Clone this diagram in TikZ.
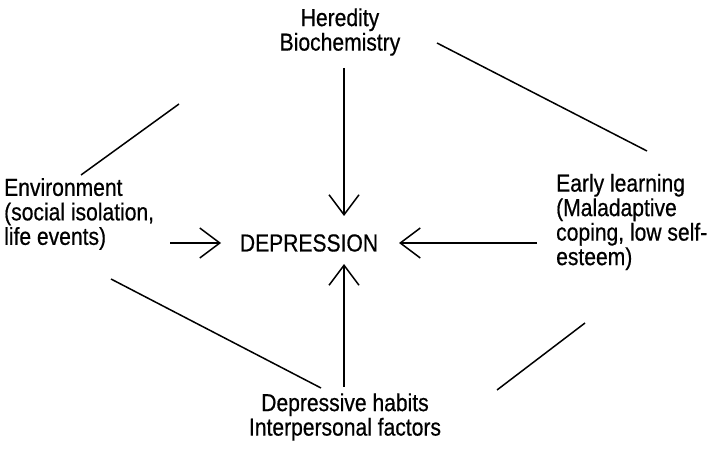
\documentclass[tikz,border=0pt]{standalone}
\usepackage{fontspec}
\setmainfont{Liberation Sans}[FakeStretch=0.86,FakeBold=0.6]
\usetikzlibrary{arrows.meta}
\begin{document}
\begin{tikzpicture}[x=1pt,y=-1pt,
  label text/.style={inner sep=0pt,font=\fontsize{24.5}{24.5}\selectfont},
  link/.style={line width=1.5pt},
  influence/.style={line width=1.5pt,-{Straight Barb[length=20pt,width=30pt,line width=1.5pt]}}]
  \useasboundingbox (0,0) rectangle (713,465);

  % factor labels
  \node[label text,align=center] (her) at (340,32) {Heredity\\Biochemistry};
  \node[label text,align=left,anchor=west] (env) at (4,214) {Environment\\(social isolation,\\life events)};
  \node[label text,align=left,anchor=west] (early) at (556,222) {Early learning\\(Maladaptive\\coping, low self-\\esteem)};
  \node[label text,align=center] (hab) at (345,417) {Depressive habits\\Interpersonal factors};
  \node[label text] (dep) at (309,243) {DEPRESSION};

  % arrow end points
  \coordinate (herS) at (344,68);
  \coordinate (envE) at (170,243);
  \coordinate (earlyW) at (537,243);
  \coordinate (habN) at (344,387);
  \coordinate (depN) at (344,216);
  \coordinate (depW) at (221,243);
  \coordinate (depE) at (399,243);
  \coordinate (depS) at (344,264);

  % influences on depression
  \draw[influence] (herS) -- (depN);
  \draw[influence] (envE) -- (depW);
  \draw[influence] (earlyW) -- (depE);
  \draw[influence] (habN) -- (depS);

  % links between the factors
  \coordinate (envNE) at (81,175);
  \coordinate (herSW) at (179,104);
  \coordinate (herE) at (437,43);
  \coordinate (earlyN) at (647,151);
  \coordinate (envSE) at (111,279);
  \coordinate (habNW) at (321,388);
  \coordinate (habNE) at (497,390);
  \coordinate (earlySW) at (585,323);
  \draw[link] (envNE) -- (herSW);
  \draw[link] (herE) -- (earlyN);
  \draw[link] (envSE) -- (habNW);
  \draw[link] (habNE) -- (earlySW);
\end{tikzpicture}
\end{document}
::::::::
*DIRECTIONS:* Do not include the images; transcribe the rest of the listing exactly.

*EXERCISE RESULT:*
Clone this diagram in TikZ.
\documentclass[tikz,border=0pt]{standalone}
\usepackage{fontspec}
\setmainfont{Liberation Sans}[FakeStretch=0.86,FakeBold=0.6]
\usetikzlibrary{arrows.meta}
\begin{document}
\begin{tikzpicture}[x=1pt,y=-1pt,
  label text/.style={inner sep=0pt,font=\fontsize{24.5}{24.5}\selectfont},
  link/.style={line width=1.5pt},
  influence/.style={line width=1.5pt,-{Straight Barb[length=20pt,width=30pt,line width=1.5pt]}}]
  \useasboundingbox (0,0) rectangle (713,465);

  % factor labels
  \node[label text,align=center] (her) at (340,32) {Heredity\\Biochemistry};
  \node[label text,align=left,anchor=west] (env) at (4,214) {Environment\\(social isolation,\\life events)};
  \node[label text,align=left,anchor=west] (early) at (556,222) {Early learning\\(Maladaptive\\coping, low self-\\esteem)};
  \node[label text,align=center] (hab) at (345,417) {Depressive habits\\Interpersonal factors};
  \node[label text] (dep) at (309,243) {DEPRESSION};

  % arrow end points
  \coordinate (herS) at (344,68);
  \coordinate (envE) at (170,243);
  \coordinate (earlyW) at (537,243);
  \coordinate (habN) at (344,387);
  \coordinate (depN) at (344,216);
  \coordinate (depW) at (221,243);
  \coordinate (depE) at (399,243);
  \coordinate (depS) at (344,264);

  % influences on depression
  \draw[influence] (herS) -- (depN);
  \draw[influence] (envE) -- (depW);
  \draw[influence] (earlyW) -- (depE);
  \draw[influence] (habN) -- (depS);

  % links between the factors
  \coordinate (envNE) at (81,175);
  \coordinate (herSW) at (179,104);
  \coordinate (herE) at (437,43);
  \coordinate (earlyN) at (647,151);
  \coordinate (envSE) at (111,279);
  \coordinate (habNW) at (321,388);
  \coordinate (habNE) at (497,390);
  \coordinate (earlySW) at (585,323);
  \draw[link] (envNE) -- (herSW);
  \draw[link] (herE) -- (earlyN);
  \draw[link] (envSE) -- (habNW);
  \draw[link] (habNE) -- (earlySW);
\end{tikzpicture}
\end{document}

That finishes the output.